Summary

Prenatal gene therapy aims to deliver genes to cells and tissues early in prenatal life, allowing correction of a genetic defect before long-term tissue damage has occurred. In contrast to postnatal gene therapy, prenatal application has a number of advantages, including targeting genes to a large population of dividing stem cells, and the smaller fetal size, which allows a higher vector to target cell ratio to be achieved. Early-gestation delivery may result in the fetus developing immune tolerance to the transgenic protein, which would allow postnatal repeat vector administration if needed. Further treatment options include using transduced autologous or allogeneic stem cells to treat congenital fetal disease, or to treat obstetric conditions such as fetal growth restriction by delivering gene therapy to the mother.

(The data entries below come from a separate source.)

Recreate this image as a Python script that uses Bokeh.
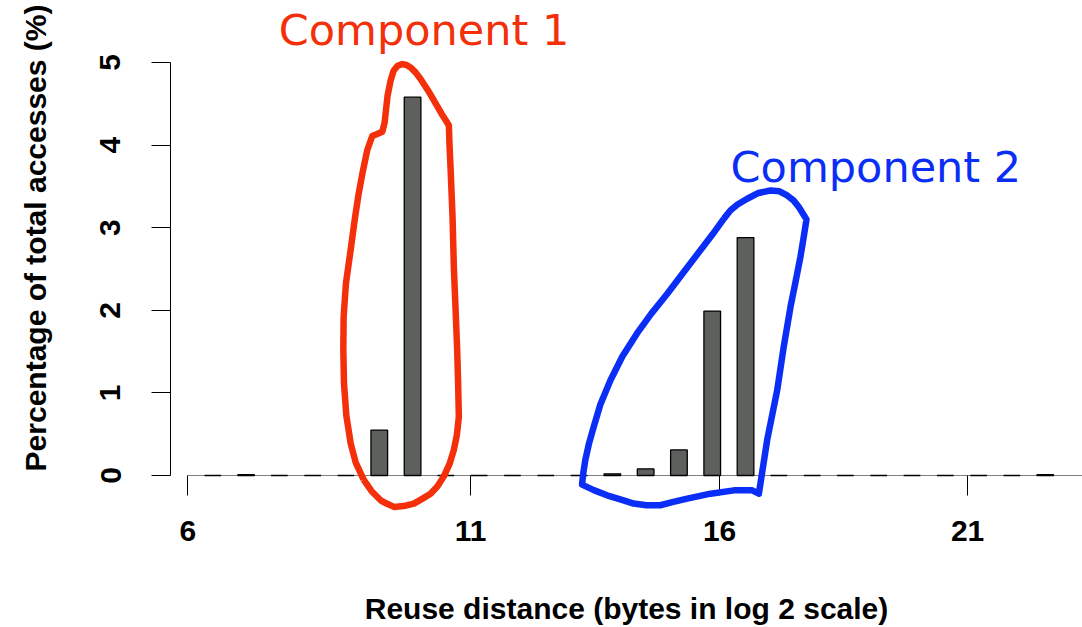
from bokeh.plotting import figure
from bokeh.models import Range1d, FixedTicker
from bokeh.core.properties import value
from bokeh.embed import file_html
from bokeh.resources import INLINE

# ---- data ----
bins = list(range(26))  # bar index along the reuse-distance axis
pct = [0, 0.01, 0, 0, 0, 0.55, 4.58, 0, 0, 0, 0, 0, 0.02, 0.08, 0.31, 1.99, 2.88,
       0, 0, 0, 0, 0, 0, 0, 0, 0.01]
tick_pos = [-0.75, 7.74, 15.22, 22.67]
tick_labels = ["6", "11", "16", "21"]
y_ticks = [0, 1, 2, 3, 4, 5]

# hand-drawn annotation outlines (data units: bar index, percentage)
comp1_x = [4.53, 4.29, 4.14, 4.01, 3.94, 3.92, 3.93, 4.00, 4.14, 4.26, 4.38, 4.50, 4.64, 4.79,
           4.92, 5.09, 5.16, 5.19, 5.25, 5.34, 5.43, 5.55, 5.69, 5.82, 5.94, 6.09, 6.24, 6.45,
           6.64, 6.87, 7.09, 7.11, 7.14, 7.20, 7.24, 7.29, 7.34, 7.37, 7.39, 7.33, 7.24, 7.11,
           6.94, 6.75, 6.54, 6.30, 6.04, 5.73, 5.44, 5.22, 5.04, 4.77, 4.53]
comp1_y = [-0.05, 0.16, 0.39, 0.73, 1.12, 1.52, 1.92, 2.33, 2.73, 3.09, 3.41, 3.67, 3.94, 4.11,
           4.13, 4.16, 4.27, 4.38, 4.60, 4.78, 4.90, 4.96, 4.98, 4.97, 4.94, 4.88, 4.80, 4.67,
           4.54, 4.38, 4.24, 4.00, 3.73, 3.14, 2.52, 2.03, 1.52, 1.09, 0.71, 0.49, 0.31, 0.14,
           -0.01, -0.13, -0.22, -0.28, -0.34, -0.37, -0.38, -0.34, -0.30, -0.19, -0.05]
comp2_x = [15.35, 15.55, 15.76, 16.05, 16.39, 16.75, 17.02, 17.25, 17.44, 17.60, 17.83,
           17.74, 17.65, 17.50, 17.35, 17.14, 16.95, 16.65, 16.40,
           16.20, 15.65, 14.95, 14.25, 13.83, 13.44, 13.02, 12.64, 12.24, 11.84, 11.46, 11.09,
           11.13, 11.19, 11.30, 11.44, 11.64, 11.94, 12.30, 12.74, 13.17, 13.65, 14.14, 14.65,
           15.01, 15.35]
comp2_y = [3.11, 3.21, 3.28, 3.35, 3.42, 3.45, 3.44, 3.39, 3.33, 3.25, 3.10,
           2.87, 2.65, 2.34, 2.04, 1.54, 1.03, 0.43, -0.22,
           -0.18, -0.18, -0.22, -0.28, -0.32, -0.36, -0.36, -0.34, -0.29, -0.24, -0.18, -0.11,
           0.04, 0.19, 0.39, 0.59, 0.86, 1.15, 1.44, 1.72, 1.96, 2.20, 2.46, 2.73,
           2.92, 3.11]

RED = "#F4300A"
BLUE = "#0B2EF6"

p = figure(width=1082, height=627, output_backend="svg", toolbar_location=None,
           x_range=Range1d(-1.27, 26.12), y_range=Range1d(0, 5.75),
           min_border_left=170, min_border_right=0, min_border_top=0, min_border_bottom=151)
p.outline_line_color = None
p.xgrid.visible = False
p.ygrid.visible = False
p.background_fill_color = "white"
p.border_fill_color = "white"

p.vbar(x=bins, top=pct, bottom=0, width=0.5, fill_color="#5E605E",
       line_color="black", line_width=1.3, level="overlay")

p.line(comp1_x, comp1_y, line_color=RED, line_width=6.5, line_join="round", level="overlay")
p.line(comp2_x, comp2_y, line_color=BLUE, line_width=6.5, line_join="round", level="overlay")

p.text(x=[1.98], y=[5.39], text=["Component 1"], text_color=RED,
       text_font=value("DejaVu Sans"), text_font_size="43px",
       text_align="left", text_baseline="alphabetic")
p.text(x=[15.55], y=[3.74], text=["Component 2"], text_color=BLUE,
       text_font=value("DejaVu Sans"), text_font_size="43px",
       text_align="left", text_baseline="alphabetic")

xa = p.xaxis[0]
xa.ticker = FixedTicker(ticks=tick_pos)
xa.major_label_overrides = {t: l for t, l in zip(tick_pos, tick_labels)}
xa.bounds = (tick_pos[0], 26.12)
xa.minor_tick_line_color = None
xa.major_tick_in = 0
xa.major_tick_out = 20
xa.major_label_standoff = 25
xa.axis_label = "Reuse distance (bytes in log 2 scale)"
xa.axis_label_standoff = 48
xa.axis_label_text_line_height = 0.9

ya = p.yaxis[0]
ya.ticker = FixedTicker(ticks=y_ticks)
ya.bounds = (0, 5)
ya.minor_tick_line_color = None
ya.major_tick_in = 0
ya.major_tick_out = 19
ya.major_label_orientation = "vertical"
ya.major_label_standoff = 31
ya.axis_label = "Percentage of total accesses (%)"
ya.axis_label_standoff = 46

for ax in (xa, ya):
    ax.axis_line_color = "black"
    ax.axis_line_width = 1
    ax.major_tick_line_color = "black"
    ax.major_tick_line_width = 1
    ax.major_label_text_font = "Liberation Sans"
    ax.major_label_text_font_style = "bold"
    ax.major_label_text_font_size = "30px"
    ax.major_label_text_color = "black"
    ax.axis_label_text_font = "Liberation Sans"
    ax.axis_label_text_font_style = "bold"
    ax.axis_label_text_font_size = "30px"
    ax.axis_label_text_color = "black"
xa.axis_line_color = "#808080"

open("out.html", "w").write(file_html(p, INLINE))
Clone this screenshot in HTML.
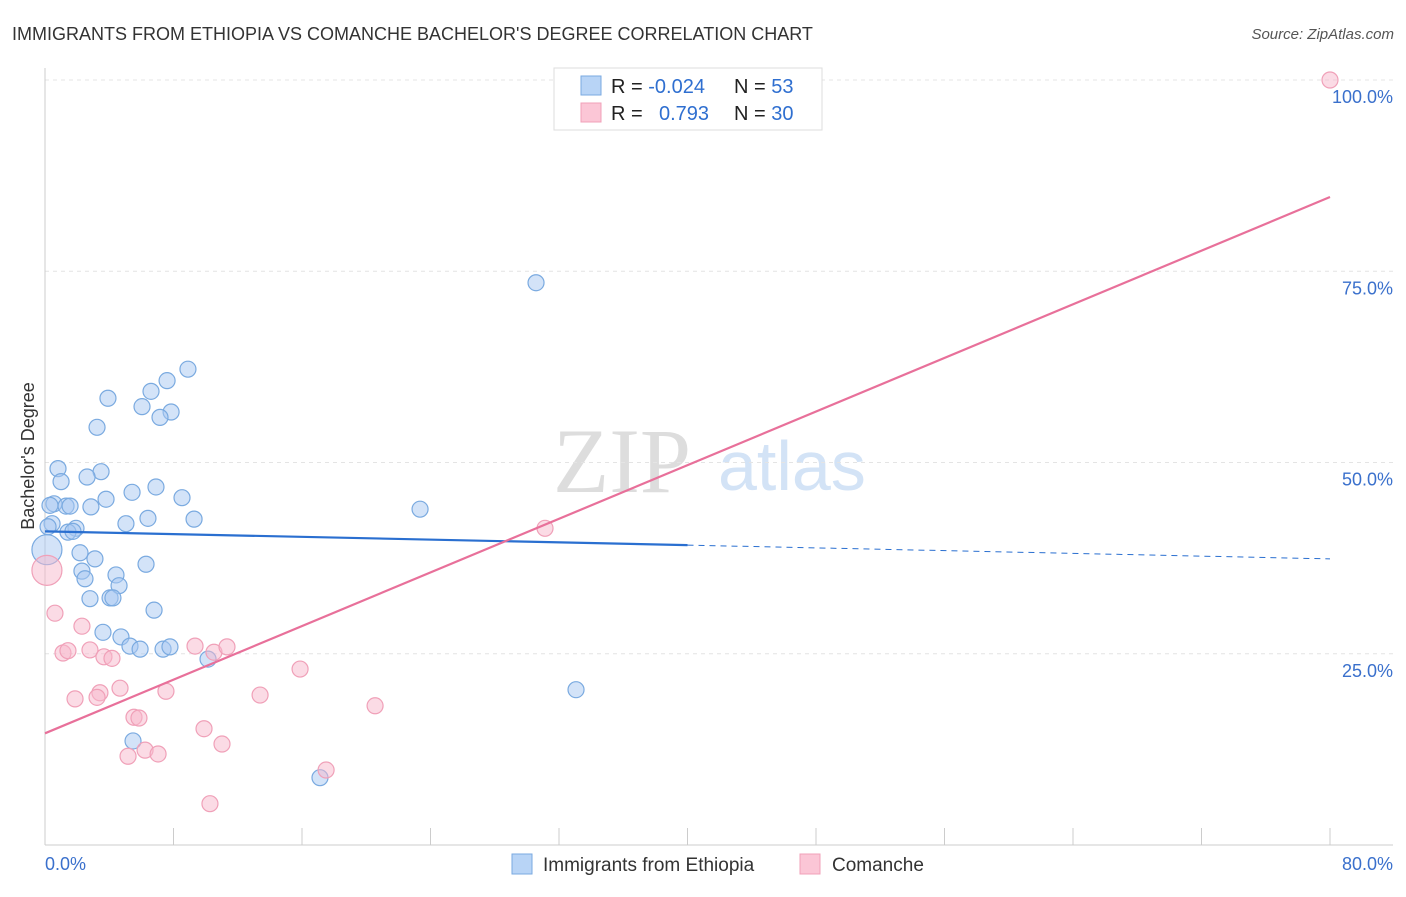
<!DOCTYPE html>
<html><head><meta charset="utf-8"><style>
body{margin:0;background:#fff;font-family:"Liberation Sans",sans-serif}
</style></head><body>
<svg id="chart" width="1406" height="892" xmlns="http://www.w3.org/2000/svg" style="font-family:'Liberation Sans',sans-serif">
<text x="12" y="40" font-size="18" fill="#333">IMMIGRANTS FROM ETHIOPIA VS COMANCHE BACHELOR'S DEGREE CORRELATION CHART</text>
<text x="1394" y="39" font-size="15" fill="#555" text-anchor="end" font-style="italic">Source: ZipAtlas.com</text>
<g>
<text x="553" y="492" font-size="92" fill="#ddd" font-family="Liberation Serif,serif">ZIP</text>
<text x="718" y="490" font-size="70" fill="#d3e3f6">atlas</text>
</g>
<g id="grid"></g>
<g id="axes"></g>
<g id="marks"></g>
<text transform="translate(34,456) rotate(-90)" font-size="18" fill="#333" text-anchor="middle">Bachelor's Degree</text>
<g>
<rect x="554" y="68" width="268" height="62" fill="#fff" stroke="#ddd"/>
<rect x="581" y="76" width="20" height="19" fill="#b8d4f6" stroke="#7aaae0"/>
<rect x="581" y="103" width="20" height="19" fill="#fbc6d6" stroke="#f0a0b8"/>
<text x="611" y="93" font-size="20" fill="#222">R = <tspan fill="#2f6fd0">-0.024</tspan></text>
<text x="734" y="93" font-size="20" fill="#222">N = <tspan fill="#2f6fd0"> 53</tspan></text>
<text x="611" y="120" font-size="20" fill="#222">R = <tspan fill="#2f6fd0" x="659">0.793</tspan></text>
<text x="734" y="120" font-size="20" fill="#222">N = <tspan fill="#2f6fd0">30</tspan></text>
</g>
<g>
<rect x="512" y="854" width="20" height="20" fill="#b8d4f6" stroke="#7aaae0"/>
<text x="543" y="871" font-size="19" fill="#333">Immigrants from Ethiopia</text>
<rect x="800" y="854" width="20" height="20" fill="#fbc6d6" stroke="#f0a0b8"/>
<text x="832" y="871" font-size="19" fill="#333">Comanche</text>
</g>
</svg>
<script>
const blueX=[30.57,8.90,7.60,6.60,3.92,6.04,7.85,7.16,3.24,0.81,3.49,2.62,1.00,6.91,5.42,8.53,3.80,0.56,1.31,1.56,2.86,6.41,9.28,5.04,1.93,1.43,0.44,23.35,2.18,3.11,6.29,2.30,4.42,2.49,4.61,2.80,4.05,4.23,6.79,3.61,4.73,5.29,5.92,7.35,7.78,10.15,33.06,5.48,17.12,0.12,0.19,0.31,1.74];
const blueY=[73.5,62.2,60.7,59.3,58.4,57.3,56.6,55.9,54.6,49.2,48.8,48.1,47.5,46.8,46.1,45.4,45.2,44.6,44.3,44.3,44.2,42.7,42.6,42.0,41.4,40.9,42.0,43.9,38.2,37.4,36.7,35.8,35.3,34.8,33.9,32.2,32.3,32.3,30.7,27.8,27.2,26.0,25.6,25.6,25.9,24.3,20.3,13.6,8.8,38.6,41.6,44.4,41.0];
const pinkX=[80.0,31.13,0.12,0.62,2.30,1.12,1.43,2.80,3.67,4.17,9.34,10.52,11.33,15.88,4.67,3.42,3.24,1.87,7.53,13.39,20.55,5.54,5.85,9.90,6.23,7.04,5.17,11.02,17.50,10.27];
const pinkY=[100,41.4,35.9,30.3,28.6,25.1,25.4,25.5,24.6,24.4,26.0,25.2,25.9,23.0,20.5,19.9,19.3,19.1,20.1,19.6,18.2,16.7,16.6,15.2,12.4,11.9,11.6,13.2,9.8,5.4];
const blueTrend=[41.0,37.4];
const pinkTrend=[14.6,84.7];
const yTicks=[25,50,75,100];
const yTickLabels=["25.0%","50.0%","75.0%","100.0%"];
const NS="http://www.w3.org/2000/svg";
const X=v=>45+v*16.0625, Y=v=>845-v*7.65;
function mk(tag,attrs,parent){const e=document.createElementNS(NS,tag);for(const k in attrs)e.setAttribute(k,attrs[k]);document.getElementById(parent).appendChild(e);return e;}
yTicks.forEach((t,i)=>{
 const g=mk('line',{x1:45,x2:1393,y1:Y(t),y2:Y(t),stroke:'#e4e4e4','stroke-dasharray':'4,4'},'grid');
 
 
 const l=mk('text',{x:1393,y:Y(t)+23,'font-size':18,fill:'#3a70cc','text-anchor':'end'},'axes');
 l.textContent=yTickLabels[i];
 
 
});
let a=mk('line',{x1:45,x2:45,y1:68,y2:845,stroke:'#ccc'},'axes');


a=mk('line',{x1:45,x2:1393,y1:845,y2:845,stroke:'#ccc'},'axes');


for(let i=0;i<=10;i++){const t=mk('line',{x1:X(i*8),x2:X(i*8),y1:828,y2:845,stroke:'#ccc'},'axes');
 
 }
let xl=mk('text',{x:45,y:870,'font-size':18,fill:'#3a70cc'},'axes');xl.textContent='0.0%';


xl=mk('text',{x:1393,y:870,'font-size':18,fill:'#3a70cc','text-anchor':'end'},'axes');xl.textContent='80.0%';


function pts(xs,ys,fill,stroke,name,bigIdx){xs.forEach((x,i)=>{
 const c=mk('circle',{cx:X(x),cy:Y(ys[i]),r:bigIdx.includes(i)?15:8,fill:fill,stroke:stroke,'stroke-width':1.2},'marks');
 
 });}
pts(blueX,blueY,'rgba(168,200,242,0.5)','#7aaae0','ethiopia-point',[49]);
pts(pinkX,pinkY,'rgba(248,184,204,0.5)','#f0a0b8','comanche-point',[2]);
const bx=v=>blueTrend[0]+(blueTrend[1]-blueTrend[0])*v/80;
let ln=mk('line',{x1:X(0),y1:Y(bx(0)),x2:X(40),y2:Y(bx(40)),stroke:'#2a6fd0','stroke-width':2.2},'marks');


ln=mk('line',{x1:X(40),y1:Y(bx(40)),x2:X(80),y2:Y(bx(80)),stroke:'#2a6fd0','stroke-width':1,'stroke-dasharray':'6,5'},'marks');


ln=mk('line',{x1:X(0),y1:Y(pinkTrend[0]),x2:X(80),y2:Y(pinkTrend[1]),stroke:'#e8709a','stroke-width':2.2},'marks');


</script>
</body></html>
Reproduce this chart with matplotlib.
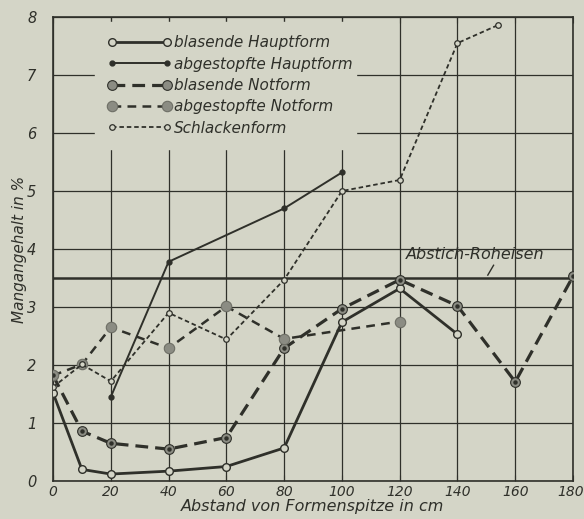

Recent advances in vector design and stem cell research have benefited this potential treatment. Although still in the preclinical stage, proof-of-principle studies in animal models of congenital disease, such as the haemophilia mouse, have shown the potential of prenatal gene therapy to cure disease. Investigators have devised delivery strategies in large animals that could be used clinically to apply gene therapy to the human fetus, and prenatal gene therapy may become available for the treatment of certain life-threatening congenital disorders in the near future. In this way, pregnant women and their partners would have a third choice when faced with an affected fetus where currently the only options are either terminating the pregnancy or continuing with an affected fetus with a poor prognosis.